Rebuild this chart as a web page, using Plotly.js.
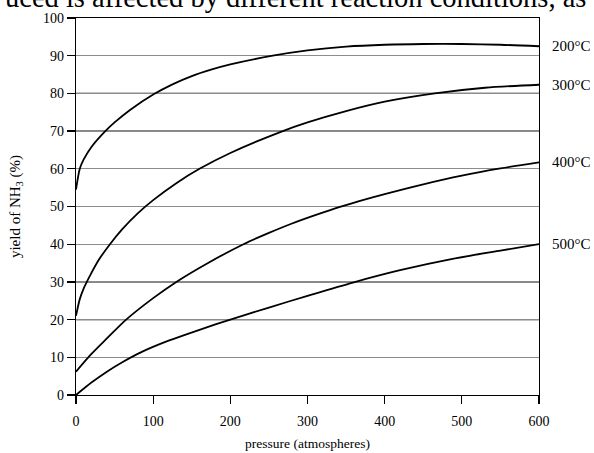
<!DOCTYPE html>
<html>
<head>
<meta charset="utf-8">
<script src="https://cdn.plot.ly/plotly-3.0.1.min.js"></script>
<style>html,body{margin:0;padding:0;background:#fff;}#chart{width:594px;height:453px;}</style>
</head>
<body>
<div id="chart"></div>
<script>
// Data (pressure in atmospheres, yield of NH3 in %)
const pressure200 = [0, 5, 10, 20, 38, 50, 70, 100, 125, 150, 175, 200, 255, 300, 350, 400, 450, 500, 550, 600];
const yield200    = [54.5, 60.1, 62.5, 65.8, 70, 72.3, 75.6, 79.7, 82.4, 84.6, 86.3, 87.7, 90, 91.4, 92.4, 92.9, 93.1, 93.1, 92.9, 92.5];

const pressure300 = [0, 5, 10, 14, 20, 30, 44, 60, 80, 100, 130, 160, 200, 268, 300, 350, 400, 465, 530, 600];
const yield300    = [21, 25.5, 28.3, 30, 32.4, 36, 40, 44, 48.2, 51.7, 56.2, 60, 64.2, 70, 72.3, 75.3, 77.8, 80, 81.5, 82.3];

const pressure400 = [0, 20, 40, 65, 100, 130, 170, 217, 250, 280, 310, 342, 375, 400, 450, 500, 550, 600];
const yield400    = [6.2, 10.9, 15, 20, 25.7, 30, 34.9, 40, 43, 45.5, 47.7, 49.9, 51.9, 53.3, 55.9, 58.2, 60.1, 61.7];

const pressure500 = [0, 20, 40, 60, 86, 120, 160, 200, 250, 300, 360, 420, 488, 550, 600];
const yield500    = [0, 3.3, 6.2, 8.7, 11.5, 14.4, 17.3, 20, 23.2, 26.3, 29.9, 33.1, 36.1, 38.3, 40];

const seriesLabels = ["200°C", "300°C", "400°C", "500°C"];
const xTickValues = [0, 100, 200, 300, 400, 500, 600];
const yTickValues = [0, 10, 20, 30, 40, 50, 60, 70, 80, 90, 100];
const darkGridValues = [20, 30, 70, 80];

const pressures = [pressure200, pressure300, pressure400, pressure500];
const yields = [yield200, yield300, yield400, yield500];

const serif = "Liberation Serif, Times New Roman, serif";

const traces = pressures.map((px, i) => ({
  type: "scatter",
  mode: "lines",
  x: px,
  y: yields[i],
  name: seriesLabels[i],
  line: {color: "#000", width: 1.8, shape: "spline", smoothing: 0.8},
  hoverinfo: "skip",
  showlegend: false
}));

const annotations = pressures.map((px, i) => ({
  x: px[px.length - 1],
  y: yields[i][yields[i].length - 1],
  xref: "x", yref: "y",
  text: seriesLabels[i],
  showarrow: false,
  xanchor: "left",
  yanchor: "middle",
  xshift: 11,
  font: {family: serif, size: 15, color: "#000"}
}));

annotations.push({
  xref: "paper", yref: "paper",
  x: 0.474, y: 1,
  xanchor: "center", yanchor: "bottom",
  yshift: 3,
  text: "uced is affected by different reaction conditions, as",
  showarrow: false,
  font: {family: serif, size: 28.5, color: "#000"}
});

const shapes = darkGridValues.map(v => ({
  type: "line", xref: "paper", yref: "y",
  x0: 0, x1: 1, y0: v, y1: v,
  line: {color: "#111", width: 1.3},
  layer: "below"
}));

const layout = {
  width: 594,
  height: 453,
  margin: {l: 76, r: 55, t: 18, b: 58, pad: 0},
  paper_bgcolor: "#fff",
  plot_bgcolor: "#fff",
  showlegend: false,
  font: {family: serif, color: "#000"},
  xaxis: {
    range: [0, 600],
    tickvals: xTickValues,
    ticks: "outside",
    ticklen: 8,
    tickwidth: 1.3,
    tickcolor: "#000",
    showline: true,
    linecolor: "#000",
    linewidth: 1.3,
    mirror: true,
    showgrid: false,
    zeroline: false,
    ticklabelstandoff: 5,
    tickfont: {family: serif, size: 14, color: "#000"},
    title: {text: "pressure (atmospheres)", font: {family: serif, size: 13.5, color: "#000"}, standoff: 10},
    automargin: false
  },
  yaxis: {
    range: [0, 100],
    tickvals: yTickValues,
    ticks: "outside",
    ticklen: 8,
    tickwidth: 1.3,
    tickcolor: "#000",
    showline: true,
    linecolor: "#000",
    linewidth: 1.3,
    mirror: true,
    showgrid: true,
    gridcolor: "#8c8c8c",
    gridwidth: 1,
    zeroline: false,
    tickfont: {family: serif, size: 14, color: "#000"},
    title: {text: "yield of NH<sub>3</sub> (%)", font: {family: serif, size: 15, color: "#000"}, standoff: 18},
    automargin: false
  },
  shapes: shapes,
  annotations: annotations
};

Plotly.newPlot("chart", traces, layout, {staticPlot: true, displayModeBar: false});
</script>
</body>
</html>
━━━━
### [Problem details]
Return the number of lines that include the word "chart", and nothing else.

### [The output]
4